● Exercise description
Starting at the line containing "Give me the matplotlib source for this chart.", copy each line exactly, ending with the line containing "plt.rcParams['font.family'] = ['Liberation". Leave out everything else.

● Data section
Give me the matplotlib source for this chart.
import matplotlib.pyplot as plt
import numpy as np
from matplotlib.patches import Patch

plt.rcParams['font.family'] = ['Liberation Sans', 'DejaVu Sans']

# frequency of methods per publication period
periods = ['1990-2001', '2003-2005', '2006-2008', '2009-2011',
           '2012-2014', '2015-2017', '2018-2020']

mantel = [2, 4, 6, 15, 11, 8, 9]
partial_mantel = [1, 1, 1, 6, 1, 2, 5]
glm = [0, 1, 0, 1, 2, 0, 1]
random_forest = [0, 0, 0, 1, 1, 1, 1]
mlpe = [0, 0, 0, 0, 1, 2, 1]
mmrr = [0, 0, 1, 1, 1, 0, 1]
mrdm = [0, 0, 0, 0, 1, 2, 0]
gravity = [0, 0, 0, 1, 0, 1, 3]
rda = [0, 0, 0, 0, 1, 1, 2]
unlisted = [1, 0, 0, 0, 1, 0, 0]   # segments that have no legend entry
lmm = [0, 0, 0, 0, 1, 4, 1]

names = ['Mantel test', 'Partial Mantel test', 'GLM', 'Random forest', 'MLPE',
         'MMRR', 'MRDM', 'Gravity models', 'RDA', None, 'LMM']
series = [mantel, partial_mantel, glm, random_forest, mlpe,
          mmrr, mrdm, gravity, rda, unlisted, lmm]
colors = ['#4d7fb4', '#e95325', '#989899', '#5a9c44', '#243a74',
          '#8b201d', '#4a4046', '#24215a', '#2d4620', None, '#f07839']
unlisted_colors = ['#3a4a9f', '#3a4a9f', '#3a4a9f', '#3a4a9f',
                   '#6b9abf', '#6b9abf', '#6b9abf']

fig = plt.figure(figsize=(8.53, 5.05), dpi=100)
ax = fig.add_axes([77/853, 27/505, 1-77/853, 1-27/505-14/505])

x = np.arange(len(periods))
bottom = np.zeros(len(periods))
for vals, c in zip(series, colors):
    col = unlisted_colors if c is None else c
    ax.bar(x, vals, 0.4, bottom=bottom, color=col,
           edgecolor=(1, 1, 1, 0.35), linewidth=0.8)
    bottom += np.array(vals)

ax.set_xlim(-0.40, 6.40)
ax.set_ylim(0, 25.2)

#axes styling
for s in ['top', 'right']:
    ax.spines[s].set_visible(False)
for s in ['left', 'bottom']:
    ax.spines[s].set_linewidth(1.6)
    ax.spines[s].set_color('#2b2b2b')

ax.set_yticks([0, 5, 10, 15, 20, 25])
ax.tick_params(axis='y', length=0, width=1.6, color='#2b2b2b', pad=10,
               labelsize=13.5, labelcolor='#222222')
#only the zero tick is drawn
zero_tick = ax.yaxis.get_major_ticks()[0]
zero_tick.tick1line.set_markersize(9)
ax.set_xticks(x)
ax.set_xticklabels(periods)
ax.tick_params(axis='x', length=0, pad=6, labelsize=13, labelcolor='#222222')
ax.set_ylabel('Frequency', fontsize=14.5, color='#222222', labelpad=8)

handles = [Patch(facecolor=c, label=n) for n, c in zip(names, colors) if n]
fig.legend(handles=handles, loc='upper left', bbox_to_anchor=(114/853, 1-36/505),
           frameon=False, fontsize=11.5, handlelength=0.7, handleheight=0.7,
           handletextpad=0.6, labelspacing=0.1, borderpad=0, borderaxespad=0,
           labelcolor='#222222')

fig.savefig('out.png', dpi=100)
* * *
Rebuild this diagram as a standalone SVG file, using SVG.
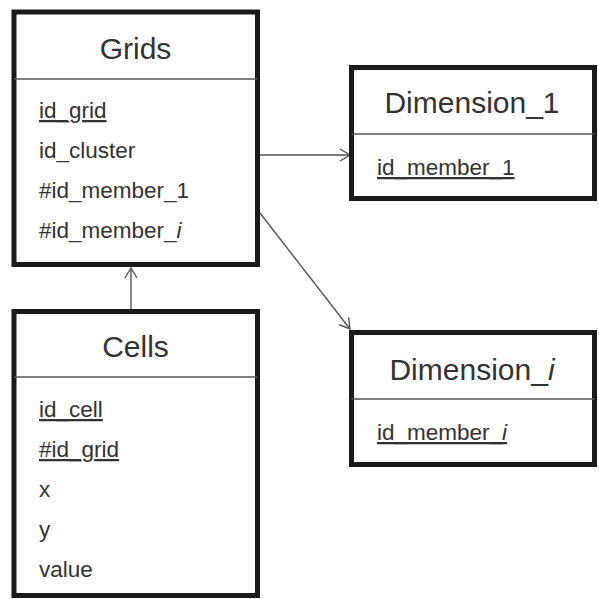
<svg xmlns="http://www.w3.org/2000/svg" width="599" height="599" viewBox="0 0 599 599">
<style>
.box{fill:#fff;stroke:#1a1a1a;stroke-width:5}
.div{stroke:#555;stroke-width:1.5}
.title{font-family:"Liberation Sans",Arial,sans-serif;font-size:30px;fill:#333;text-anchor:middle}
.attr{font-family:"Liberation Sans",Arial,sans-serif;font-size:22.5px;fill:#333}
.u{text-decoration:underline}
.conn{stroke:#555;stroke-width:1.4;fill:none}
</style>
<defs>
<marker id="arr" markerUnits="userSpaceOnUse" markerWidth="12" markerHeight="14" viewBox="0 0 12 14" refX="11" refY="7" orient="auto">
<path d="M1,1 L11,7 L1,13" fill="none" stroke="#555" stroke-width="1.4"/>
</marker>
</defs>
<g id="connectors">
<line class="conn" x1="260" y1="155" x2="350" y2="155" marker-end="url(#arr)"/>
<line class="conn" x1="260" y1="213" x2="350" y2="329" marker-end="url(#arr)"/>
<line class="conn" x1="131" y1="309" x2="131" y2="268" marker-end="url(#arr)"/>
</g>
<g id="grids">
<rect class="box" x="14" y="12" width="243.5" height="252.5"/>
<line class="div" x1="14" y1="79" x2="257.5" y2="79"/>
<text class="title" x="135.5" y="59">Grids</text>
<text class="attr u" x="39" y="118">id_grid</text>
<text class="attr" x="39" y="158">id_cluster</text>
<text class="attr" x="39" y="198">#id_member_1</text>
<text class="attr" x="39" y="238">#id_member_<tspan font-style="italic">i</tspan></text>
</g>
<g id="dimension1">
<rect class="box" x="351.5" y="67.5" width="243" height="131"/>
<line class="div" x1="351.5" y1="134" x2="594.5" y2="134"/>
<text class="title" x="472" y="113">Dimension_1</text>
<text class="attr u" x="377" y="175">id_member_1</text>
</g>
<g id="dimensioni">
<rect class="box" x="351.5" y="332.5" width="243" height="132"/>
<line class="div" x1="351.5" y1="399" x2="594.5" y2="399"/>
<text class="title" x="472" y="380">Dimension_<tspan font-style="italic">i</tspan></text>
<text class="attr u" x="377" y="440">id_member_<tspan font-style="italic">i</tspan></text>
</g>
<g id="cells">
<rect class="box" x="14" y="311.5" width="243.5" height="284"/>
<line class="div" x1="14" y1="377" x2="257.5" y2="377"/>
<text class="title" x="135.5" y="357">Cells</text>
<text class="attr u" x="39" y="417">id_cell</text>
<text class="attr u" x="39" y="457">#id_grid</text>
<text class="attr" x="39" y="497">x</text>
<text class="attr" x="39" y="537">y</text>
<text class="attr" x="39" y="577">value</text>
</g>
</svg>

● Answer to this task
Give me the matplotlib source for this chart.
import matplotlib.pyplot as plt
import numpy as np
from matplotlib.patches import Patch

plt.rcParams['font.family'] = ['Liberation Sans', 'DejaVu Sans']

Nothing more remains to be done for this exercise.